After 10-15 repetitions of the Start/Stop method mentioned above, you can trust that your dog is going to sort out what's happening. In fact, your dog is going to allow his shoulders and body to relax the moment he feels the leash go tight - and it is going to happen so fast that you won't have a chance to come to a full stop. At this moment it is critical that you reward your dog with praise and treats in an over-the-top manner. Be liberal with your recognition! The dog now believes that he is responsible for all of this wondrous praise - what a good boy!

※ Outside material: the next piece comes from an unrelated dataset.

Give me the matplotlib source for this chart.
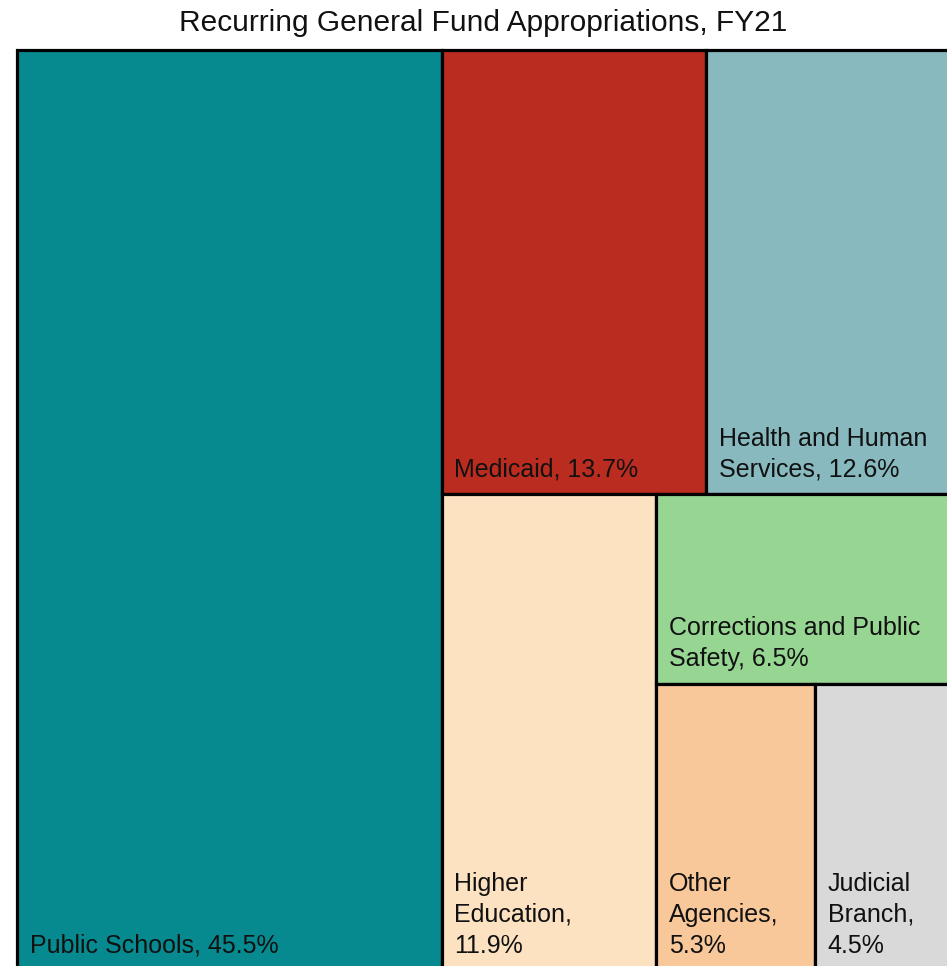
import matplotlib
matplotlib.use('Agg')
import matplotlib.pyplot as plt
from matplotlib.patches import Rectangle

# recurring general fund appropriations, FY21 (percent of total)
labels = ['Public Schools, 45.5%', 'Medicaid, 13.7%', 'Health and Human\nServices, 12.6%',
          'Higher\nEducation,\n11.9%', 'Corrections and Public\nSafety, 6.5%',
          'Other\nAgencies,\n5.3%', 'Judicial\nBranch,\n4.5%']
values = [45.5, 13.7, 12.6, 11.9, 6.5, 5.3, 4.5]
colors = ['#068A8F', '#BB2C20', '#87B9BF', '#FDE2C2', '#96D592', '#F8C89B', '#D9D9D9']
# how many items go in each strip of the treemap
groups = [1, 2, 1, 1, 2]


def layout(vals, groups, x, y, w, h):
    rects = []
    i = 0
    for n, g in enumerate(groups):
        chunk = vals[i:i + g]
        rest = sum(vals[i:])
        frac = sum(chunk) / rest
        last = n == len(groups) - 1
        if last:
            sx, sy, sw, sh = x, y, w, h
            along_x = w >= h
        elif w >= h:
            sx, sy, sw, sh = x, y, w * frac, h
            x, w = x + sw, w - sw
            along_x = False
        else:
            sx, sy, sw, sh = x, y, w, h * frac
            y, h = y + sh, h - sh
            along_x = True
        tot = sum(chunk)
        for v in chunk:
            if along_x:
                cw = sw * v / tot
                rects.append((sx, sy, cw, sh))
                sx += cw
            else:
                ch = sh * v / tot
                rects.append((sx, sy, sw, ch))
                sy += ch
        i += g
    return rects


W, H = 933.0, 920.0

fig = plt.figure(figsize=(9.47, 9.66), dpi=100)
ax = fig.add_axes([17 / 947, 1 - 970 / 966, W / 947, H / 966])
ax.set_xlim(0, W)
ax.set_ylim(H, 0)
ax.axis('off')

for (rx, ry, rw, rh), lab, c in zip(layout(values, groups, 0, 0, W, H), labels, colors):
    ax.add_patch(Rectangle((rx, ry), rw, rh, facecolor=c, edgecolor='black',
                           linewidth=2.3, clip_on=False))
    ax.annotate(lab, (rx, ry + rh), xytext=(9, 9), textcoords='offset points',
                ha='left', va='bottom', fontsize=18, family='Liberation Sans',
                color='#111111', linespacing=1.36)

fig.text(483 / 947, 1 - 23 / 966, 'Recurring General Fund Appropriations, FY21',
         ha='center', va='center', fontsize=21.5, family='Liberation Sans', color='#111111')

fig.savefig('out.png', dpi=100)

If, however, you do not acknowledge your dog for this incredible cognitive accomplishment the split second it happens, the connection will be lost. Your dog will assume that he has confused his instructions and is likely to revert to the same old pulling behavior. The cue your dog is giving you here is subtle, and occurs before you visually see what's happening. It's an important distinction - for this method to work, you must rely on your sense of touch - your ability to feel the tightness of the leash go slack, as opposed being able to see it with your eyes.
Not an easy task, I promise you, but it can be done! With practice, a loose leash walking dog will be yours in no time at all.